CANBERRA: Australia's prime minister said today he felt for the five children of an Australian convicted terrorist in the Islamic State movement who became notorious last year for posing for photographs while clutching the severed heads of Syrian victims.

But Prime Minister Tony Abbott would make no promises that his government would help repatriate the young family from the Middle East following the father's reported death, saying that keeping Australia safe was his first priority.

Reports that the children's Australian father Khaled Sharrouf, 33, and his Australian friend Mohamed Elomar, 30, had been killed in airstrikes have intensified calls from relatives for Australian help to bring the family home.

Contrary to initial media reports that the airstrikes were in the Islamic State-held city of Mosul in Iraq, authorities now suspect that the pair died in an attack on a motorcade in their adopted home of Raqqa in Syria, a government official said on condition of anonymity because she was not authorized to release that information.

Sharrouf slipped out of Australia in late 2013 and his Muslim-convert wife, Tara Nettleton, followed him to Syria with their children soon after.

He used his brother's passport to leave because his own had been canceled due to his terrorism convictions. It's likely that his family's passports have also been cancelled on security grounds, stranding them in Syria.

Sharrouf's 7-year-old son horrified the world a year ago when he was photographed holding the severed head of a Syrian soldier by the hair.
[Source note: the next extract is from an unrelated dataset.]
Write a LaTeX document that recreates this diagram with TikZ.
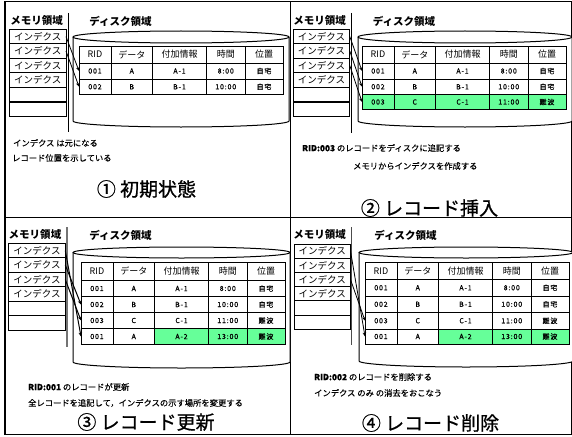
\documentclass[tikz,border=0pt]{standalone}
\usepackage{fontspec}
\setmainfont{Noto Sans CJK JP}
\newfontfamily\datafont{Noto Sans CJK JP}[LetterSpace=12,FakeBold=0.4]
\newfontfamily\titlefont{Noto Sans CJK JP}[FakeBold=0.8]
\newfontfamily\notefont{Noto Sans CJK JP}[FakeBold=0.3]
\usetikzlibrary{arrows.meta}
\definecolor{recgreen}{RGB}{102,255,153}
\tikzset{
  cell/.style={draw, line width=0.8pt, inner sep=0pt, outer sep=0pt, anchor=north west,
    font=\datafont\fontsize{7}{8}\selectfont},
  hdr/.style={font=\fontsize{9}{10}\selectfont},
  hot/.style={fill=recgreen},
  membox/.style={draw, line width=0.9pt, inner sep=0pt, outer sep=0pt, minimum width=56.5pt,
    anchor=north west, font=\fontsize{9.5}{10}\selectfont},
  area/.style={font=\bfseries\fontsize{10.5}{12}\selectfont, inner sep=0pt},
  note/.style={font=\notefont\fontsize{8.3}{10}\selectfont, anchor=west, inner sep=0pt},
  ptitle/.style={font=\titlefont\fontsize{19}{22}\selectfont, inner sep=0pt},
  ptr/.style={line width=0.8pt, -{Stealth[length=4pt,width=3.5pt]}},
  cyl/.style={line width=1pt, fill=white},
  sepline/.style={line width=1pt},
  frame/.style={line width=1pt},
}
\newcommand\trow[6]{\tikzset{rowa/.style={#4},rowb/.style={#5},rowh/.style={minimum height=#3pt}}\trowsplit{#1}{#2}#6\relax}
\def\trowsplit#1#2#3,#4,#5,#6,#7\relax{%
  \node[cell,rowh,rowa,minimum width=32pt] (#1-1) at #2 {#3};
  \node[cell,rowh,rowa,minimum width=41.5pt] (#1-2) at (#1-1.north east) {#4};
  \node[cell,rowh,rowb,minimum width=54pt] (#1-3) at (#1-2.north east) {#5};
  \node[cell,rowh,rowb,minimum width=38.5pt] (#1-4) at (#1-3.north east) {#6};
  \node[cell,rowh,rowb,minimum width=38pt] (#1-5) at (#1-4.north east) {#7};
}
\newcommand\memstack[3]{%
  \node[membox,minimum height=#3pt] (#1-1) at #2 {インデクス};
  \node[membox,minimum height=#3pt] (#1-2) at (#1-1.south west) {インデクス};
  \node[membox,minimum height=#3pt] (#1-3) at (#1-2.south west) {インデクス};
  \node[membox,minimum height=#3pt] (#1-4) at (#1-3.south west) {インデクス};
  \node[membox,minimum height=#3pt] (#1-5) at (#1-4.south west) {};
  \node[membox,minimum height=#3pt] (#1-6) at (#1-5.south west) {};
}
\begin{document}
\begin{tikzpicture}[x=1pt,y=-1pt]
\useasboundingbox (0,0) rectangle (572,436);
% frame
\draw[frame] (4,2) rectangle (571,434);
\draw[line width=2pt] (4.5,2) -- (4.5,434);
\draw[frame] (4,217) -- (571,217);
\draw[frame] (290.5,2) -- (290.5,434);

% ===== panel 1 =====
\node[area] (p1mem) at (36.5,21) {メモリ領域};
\node[area] (p1disk) at (120.5,21) {ディスク領域};
\draw[sepline] (68.5,13) -- (68.5,132);
\draw[cyl] (73,37) -- (73,121) arc[start angle=180,end angle=0,x radius=108,y radius=6] -- (289,37);
\draw[cyl] (181,37) ellipse [x radius=108, y radius=6];
\trow{p1h}{(79,46)}{17}{hdr}{hdr}{RID,データ,付加情報,時間,位置}
\trow{p1a}{(p1h-1.south west)}{16}{}{}{001,A,A-1,8:00,自宅}
\trow{p1b}{(p1a-1.south west)}{15.5}{}{}{002,B,B-1,10:00,自宅}
\memstack{p1m}{(9.5,29.3)}{14.5}
\draw[line width=1.8pt] (p1m-5.south west) -- (p1m-5.south east);
\draw[ptr] (p1m-1.east) -- (p1a-1.west);
\draw[ptr] (p1m-2.east) -- (p1b-1.west);
\node[note] (p1n1) at (13,143) {インデクス は元になる};
\node[note] (p1n2) at (12,158) {レコード位置を示している};
\node[ptitle] (p1t) at (146.5,189) {① 初期状態};

% ===== panel 2 =====
\node[area] (p2mem) at (319.5,21) {メモリ領域};
\node[area] (p2disk) at (404,21) {ディスク領域};
\draw[sepline] (351.7,13) -- (351.7,133);
\draw[cyl] (358,37) -- (358,121) arc[start angle=180,end angle=0,x radius=107,y radius=6] -- (572,37);
\draw[cyl] (465,37) ellipse [x radius=107, y radius=6];
\trow{p2h}{(362,46)}{17}{hdr}{hdr}{RID,データ,付加情報,時間,位置}
\trow{p2a}{(p2h-1.south west)}{16}{}{}{001,A,A-1,8:00,自宅}
\trow{p2b}{(p2a-1.south west)}{15.5}{}{}{002,B,B-1,10:00,自宅}
\trow{p2c}{(p2b-1.south west)}{15}{hot}{hot}{003,C,C-1,11:00,難波}
\memstack{p2m}{(293.3,29.3)}{14.5}
\draw[line width=1.8pt] (p2m-5.south west) -- (p2m-5.south east);
\draw[ptr] (p2m-1.east) -- (p2a-1.west);
\draw[ptr] (p2m-2.east) -- (p2b-1.west);
\draw[ptr] (p2m-3.east) -- (p2c-1.west);
\node[note] (p2n1) at (302,148) {\textbf{RID:003} のレコードをディスクに追記する};
\node[note] (p2n2) at (353,166) {メモリからインデクスを作成する};
\node[ptitle] (p2t) at (429.5,208) {② レコード挿入};

% ===== panel 3 =====
\node[area] (p3mem) at (35,235) {メモリ領域};
\node[area] (p3disk) at (120.5,235) {ディスク領域};
\draw[line width=1.8pt, black!55] (66.7,227) -- (66.7,347);
\draw[cyl] (73,252.5) -- (73,362) arc[start angle=180,end angle=0,x radius=108.5,y radius=6] -- (290,252.5);
\draw[cyl] (181.5,252.5) ellipse [x radius=108.5, y radius=5.5];
\trow{p3h}{(81,262)}{18.5}{hdr}{hdr}{RID,データ,付加情報,時間,位置}
\trow{p3a}{(p3h-1.south west)}{16}{}{}{001,A,A-1,8:00,自宅}
\trow{p3b}{(p3a-1.south west)}{16}{}{}{002,B,B-1,10:00,自宅}
\trow{p3c}{(p3b-1.south west)}{16}{}{}{003,C,C-1,11:00,難波}
\trow{p3d}{(p3c-1.south west)}{16}{}{hot}{001,A,A-2,13:00,難波}
\memstack{p3m}{(8.8,243.3)}{14.5}
\draw[ptr, line width=1pt] (p3m-1.east) -- (p3d-1.west);
\draw[ptr, line width=1pt] (p3m-2.east) -- (p3b-1.west);
\draw[ptr, line width=1pt] (p3m-3.east) -- (p3c-1.west);
\node[note] (p3n1) at (28,387) {\textbf{RID:001} のレコードが更新};
\node[note] (p3n2) at (28,403) {全レコードを追記して，インデクスの示す場所を変更する};
\node[ptitle] (p3t) at (146,422) {③ レコード更新};

% ===== panel 4 =====
\node[area] (p4mem) at (319.5,235) {メモリ領域};
\node[area] (p4disk) at (405.5,235) {ディスク領域};
\draw[line width=1.2pt, black!70] (351.7,227) -- (351.7,345);
\draw[cyl] (359,252.5) -- (359,361) arc[start angle=180,end angle=0,x radius=107,y radius=6] -- (573,252.5);
\draw[cyl] (466,252.5) ellipse [x radius=107, y radius=5.5];
\trow{p4h}{(365,262)}{17.5}{hdr}{hdr}{RID,データ,付加情報,時間,位置}
\trow{p4a}{(p4h-1.south west)}{16.5}{}{}{001,A,A-1,8:00,自宅}
\trow{p4b}{(p4a-1.south west)}{16.5}{}{}{002,B,B-1,10:00,自宅}
\trow{p4c}{(p4b-1.south west)}{16.5}{}{}{003,C,C-1,11:00,難波}
\trow{p4d}{(p4c-1.south west)}{15}{}{hot}{001,A,A-2,13:00,難波}
\memstack{p4m}{(294,244)}{14.2}
\draw[ptr] (p4m-1.east) -- (p4d-1.west);
\draw[ptr] (p4m-3.east) -- (p4c-1.west);
\node[note] (p4n1) at (314,377) {\textbf{RID:002} のレコードを削除する};
\node[note] (p4n2) at (314,393) {インデクス のみ の消去をおこなう};
\node[ptitle] (p4t) at (430.5,423) {④ レコード削除};
\end{tikzpicture}
\end{document}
Sharrouf's eldest child was married to Elomar at the age of 13.

Australian police issued arrest warrants for Sharrouf and Elomar on terrorism offenses days after their photos with severed heads emerged.

Sharrouf, a former drug dealer with a history of mental illness, met his wife in high school.

Nettleton's Sydney-based mother Karen Nettleton said in a media statement late Tuesday that her daughter had "followed her heart and has paid an enormous price."

"My daughter has made the mistake of a lifetime," she said. "Today she is a parent alone in a foreign and vicious land looking after a widowed 14-year-old and four other young children."

"Mr. Abbott, I beg you, please help bring my child and grandchildren home," she said.

Asked if he felt for the children, Abbott told Nine Network television: "I suppose at one level, yes."

"But on the other hand, we have to appreciate the scale of the evil which has been practiced here, and that's the thing," Abbott said.